Digging Into Nostalgia
My Love for Dig Dug
When I was a little tyke, there were two constants in life: gravity would always make me fall off my bike, and Dig Dug would always eat my quarters. Well… not literal quarters. Growing up in a rural area, I didn’t exactly have access to arcades. My battlefield was the living room carpet, my weapon was an Atari 2600 joystick, and my opponent was the occasional Fygar who always seemed just a little too good at breathing fire through dirt. For the uninitiated, Dig Dug is that glorious 1982 Namco creation where you play a tiny fellow who spends his days digging tunnels and his nights explaining to OSHA why dropping boulders on things counts as a “safety strategy.” Your adversaries are Pookas (red blobs with goggles) and Fygars (dragons who breathe fire underground, because physics apparently took the day off). The goal is simple: eliminate all enemies. The methods are questionable. You can either jab them with your handy pump and inflate them like grotesque parade balloons, or lure them under a rock and let gravity do the dirty work. Either way, points for creativity. Fast forward to today. I don’t have a dedicated Dig Dug cabinet in my tiny little arcade (space is precious — popcorn takes priority), but I do have a Pac-Man Pixel Bash machine that includes it. Which means Dig Dug is technically here, tucked away behind Pac-Man like a secret bonus track on a cassette tape.
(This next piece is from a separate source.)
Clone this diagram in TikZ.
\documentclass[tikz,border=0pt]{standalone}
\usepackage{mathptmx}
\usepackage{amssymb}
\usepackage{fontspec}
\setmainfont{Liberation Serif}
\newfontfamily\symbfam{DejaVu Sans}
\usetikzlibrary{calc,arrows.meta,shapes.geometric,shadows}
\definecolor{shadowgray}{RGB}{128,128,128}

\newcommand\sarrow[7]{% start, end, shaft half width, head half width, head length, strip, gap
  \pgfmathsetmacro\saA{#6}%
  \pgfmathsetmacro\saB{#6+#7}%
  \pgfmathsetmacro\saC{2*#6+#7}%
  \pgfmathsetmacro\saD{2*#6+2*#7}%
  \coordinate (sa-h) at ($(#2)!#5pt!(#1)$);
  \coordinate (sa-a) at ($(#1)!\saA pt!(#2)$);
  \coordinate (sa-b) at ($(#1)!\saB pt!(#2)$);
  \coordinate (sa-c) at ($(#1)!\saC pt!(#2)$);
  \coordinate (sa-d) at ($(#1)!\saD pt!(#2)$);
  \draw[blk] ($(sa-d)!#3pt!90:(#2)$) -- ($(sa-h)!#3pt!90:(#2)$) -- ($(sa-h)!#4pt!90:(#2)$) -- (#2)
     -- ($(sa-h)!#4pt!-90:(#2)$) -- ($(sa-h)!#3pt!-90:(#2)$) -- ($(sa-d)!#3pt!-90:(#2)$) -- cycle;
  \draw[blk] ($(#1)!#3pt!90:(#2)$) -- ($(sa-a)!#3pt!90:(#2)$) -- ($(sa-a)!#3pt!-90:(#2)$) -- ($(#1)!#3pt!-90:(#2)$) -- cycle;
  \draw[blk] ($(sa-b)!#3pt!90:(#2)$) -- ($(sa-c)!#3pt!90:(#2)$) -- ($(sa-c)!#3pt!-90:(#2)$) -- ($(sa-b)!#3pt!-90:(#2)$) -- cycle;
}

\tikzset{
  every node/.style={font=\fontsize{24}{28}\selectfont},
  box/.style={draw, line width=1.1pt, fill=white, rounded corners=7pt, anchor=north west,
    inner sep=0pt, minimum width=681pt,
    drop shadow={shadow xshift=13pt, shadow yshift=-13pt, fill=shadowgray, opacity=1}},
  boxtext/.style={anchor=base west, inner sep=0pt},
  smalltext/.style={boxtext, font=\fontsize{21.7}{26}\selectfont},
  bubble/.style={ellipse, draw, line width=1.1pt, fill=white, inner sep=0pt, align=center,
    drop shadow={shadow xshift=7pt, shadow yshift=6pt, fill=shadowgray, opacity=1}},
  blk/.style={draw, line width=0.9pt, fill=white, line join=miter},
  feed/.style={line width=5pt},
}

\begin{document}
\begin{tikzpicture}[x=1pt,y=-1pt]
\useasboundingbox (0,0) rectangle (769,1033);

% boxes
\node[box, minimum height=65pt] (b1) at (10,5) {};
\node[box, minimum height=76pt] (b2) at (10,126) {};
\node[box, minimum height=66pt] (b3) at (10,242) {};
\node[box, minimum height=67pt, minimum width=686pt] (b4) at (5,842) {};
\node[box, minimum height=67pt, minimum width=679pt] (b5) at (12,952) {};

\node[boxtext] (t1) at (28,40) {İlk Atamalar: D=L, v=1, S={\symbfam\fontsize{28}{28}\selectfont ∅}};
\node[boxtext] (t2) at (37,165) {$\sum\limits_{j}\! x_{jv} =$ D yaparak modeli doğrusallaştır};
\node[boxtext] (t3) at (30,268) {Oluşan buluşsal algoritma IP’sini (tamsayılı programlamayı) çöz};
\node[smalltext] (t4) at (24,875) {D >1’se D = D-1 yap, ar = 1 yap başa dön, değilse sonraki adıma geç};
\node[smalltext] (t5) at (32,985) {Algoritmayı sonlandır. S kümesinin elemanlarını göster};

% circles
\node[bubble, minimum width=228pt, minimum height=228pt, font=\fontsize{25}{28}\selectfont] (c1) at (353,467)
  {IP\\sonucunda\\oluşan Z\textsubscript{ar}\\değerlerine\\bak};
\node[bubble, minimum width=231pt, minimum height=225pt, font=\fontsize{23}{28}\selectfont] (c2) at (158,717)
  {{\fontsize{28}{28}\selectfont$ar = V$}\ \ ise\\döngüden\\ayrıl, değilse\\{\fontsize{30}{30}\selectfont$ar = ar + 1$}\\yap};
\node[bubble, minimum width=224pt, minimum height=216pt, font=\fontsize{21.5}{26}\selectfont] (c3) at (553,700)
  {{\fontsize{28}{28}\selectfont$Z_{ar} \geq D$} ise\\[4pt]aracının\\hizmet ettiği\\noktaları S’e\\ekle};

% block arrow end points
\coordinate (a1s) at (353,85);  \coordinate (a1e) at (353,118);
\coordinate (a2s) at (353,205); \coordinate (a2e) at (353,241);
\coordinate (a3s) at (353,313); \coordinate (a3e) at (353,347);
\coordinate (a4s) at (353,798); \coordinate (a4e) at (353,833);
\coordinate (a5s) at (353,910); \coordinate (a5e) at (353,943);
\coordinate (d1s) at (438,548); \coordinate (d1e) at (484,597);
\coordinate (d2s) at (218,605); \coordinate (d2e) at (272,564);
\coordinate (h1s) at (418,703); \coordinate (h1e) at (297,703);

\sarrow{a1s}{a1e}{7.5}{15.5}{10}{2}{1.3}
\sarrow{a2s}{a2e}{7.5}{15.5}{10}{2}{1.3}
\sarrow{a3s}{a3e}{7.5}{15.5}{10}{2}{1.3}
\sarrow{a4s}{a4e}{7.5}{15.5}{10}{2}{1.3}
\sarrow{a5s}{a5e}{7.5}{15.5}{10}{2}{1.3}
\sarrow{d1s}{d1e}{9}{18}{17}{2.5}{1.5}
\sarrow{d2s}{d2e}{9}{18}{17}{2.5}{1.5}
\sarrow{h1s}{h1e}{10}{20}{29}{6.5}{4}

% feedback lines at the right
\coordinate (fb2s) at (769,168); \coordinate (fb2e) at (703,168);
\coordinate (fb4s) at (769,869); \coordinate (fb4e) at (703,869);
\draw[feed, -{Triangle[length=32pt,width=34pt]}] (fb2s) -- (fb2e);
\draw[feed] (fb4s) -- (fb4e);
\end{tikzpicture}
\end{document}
Only this time, I get to experience it as it was meant to be played — standing up, joystick in hand, arcade sounds all around. Playing it now feels like reconnecting with an old friend — the kind who still makes you laugh but also reminds you how terrible you are at multitasking. One second you’re digging left to lure a Fygar, the next second you’re realizing that ghosts passing through walls is still completely unfair. Some things never change. So if you swing by the theater, grab your popcorn, catch a film, and then sneak over to the arcade. Fire up the Pixel Bash and hunt for Dig Dug. Just know you’re stepping into my childhood battleground, where I lost countless lives and gained absolutely no transferable life skills. Unless, of course, inflating dragons with a bicycle pump ever becomes a marketable trade.